What I Learned From Writing About Carabaos

In the past two years that I have been writing my master’s thesis, I can already consider myself as an expert of the Philippine carabao or the water buffalo. The perennial “beast of burden” is a highly endeared animal to Filipinos especially for those whose economic survival depended on. In my study, I have explored criminal cases wherein the animal was implicated, and how in these cases human-animal relationships started to emerge.

From the vantage point of the courts, the animal was considered as a private property, and like any other property of high value, it was subsumed under the purview of the law. The animal’s owner was required to have the carabao registered, and every transaction involving the carabao was highly regulated by the colonial state. The height of the legitimization of the carabao was concurrent with the emergence of the agricultural economy dependent on exportable cash crops. As the global markets increased their demands for sugar, tobacco, abaca, coffee, and coconuts by the nineteenth to the early twentieth century, the significance of the Philippine carabao did not cease. In fact, the carabao was more wanted in the rural countryside.

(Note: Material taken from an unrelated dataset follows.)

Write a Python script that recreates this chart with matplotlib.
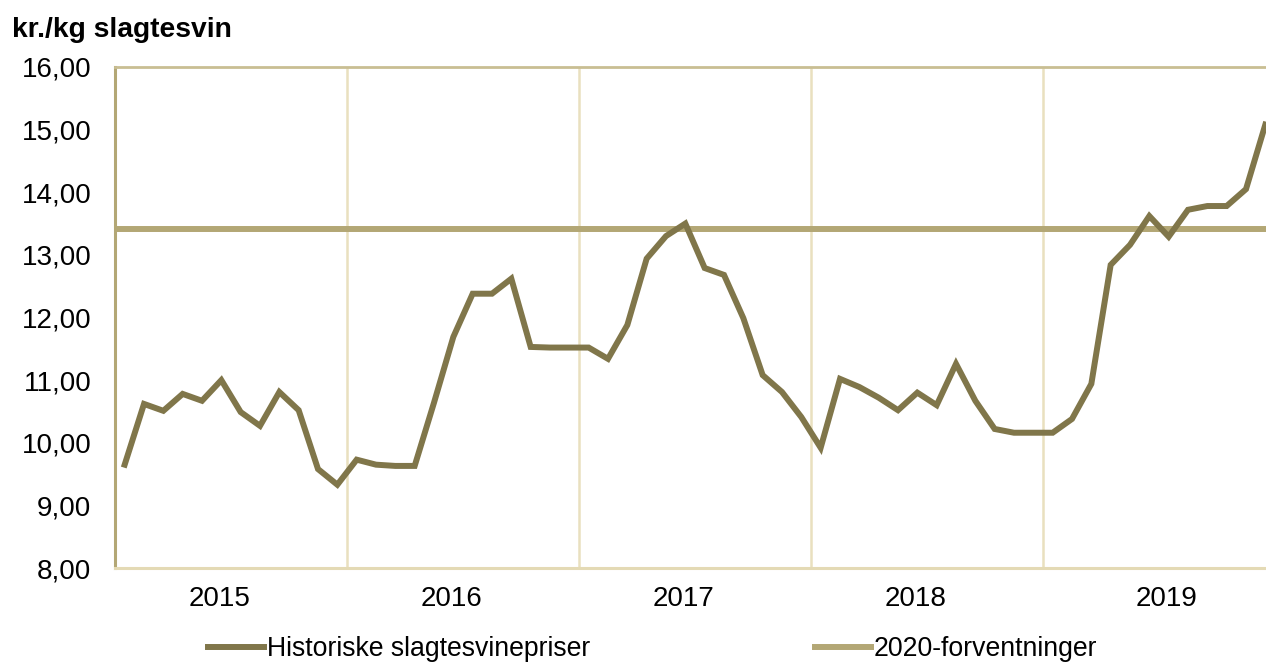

At some point, the study of the carabao as a legal property became too transactional. Since the animal was treated as a property, the valuation of offenses rested on a plaintiff vs defendant model: between the owner and the criminal. The courts became the avenue to settle contestations involving the beast, and regardless of the result of these cases, the cases have shown that its owners fought until the very just for an animal.

But then again, this is not “just an animal.” As described above, the carabao possessed great economic value that spelled the difference between life and death for the farmer. It meant economic security and the fulfillment of debt obligations. It also meant the capability for the peasant to raise one’s household. The carabao was everything.

The study of carabaos as private property exhibits not only the valuation of the owner for the object owned, but the implicated relationships as well. The unique, intimate and enduring human-animal relationships are what compell the human owners to defend the non-human animals. The process of domesticating and taming the animal generates a relationship of mutual understanding between the master and the animal. Pet ownership is another frm of relationship wherein the animal is kept largely for entertainment purposes. The understanding of property, contrary to Marx, implicates relationships which are beyond economic measure.

Then perhaps in the study of carabaos one can get a glimpse as to why people fight for the things they owned (or believe to own). What is it that compells the Philippines in its fight for the Spratlys and the Paracel Islands? If the Philippines view these territories as their own, then what how does its people, who embody the sovereignty of the state, relate with their property? What pushes the Coast Guard to defend the domestic waters against fishermen of nearby territories? Can nationalism help define the entangled relationship of the owner and the object owned?

Relationships matter in identifying the root cause as to why we fight for the things that we own. But how far we are going to defend our relationships is another question altogether. Sometimes and I hope it does not get to this point, that in the most desperate of times and need and perceived hopelessness, extrajudicial solutions are deemed as tenable and justified in defense for the things that really matter to us.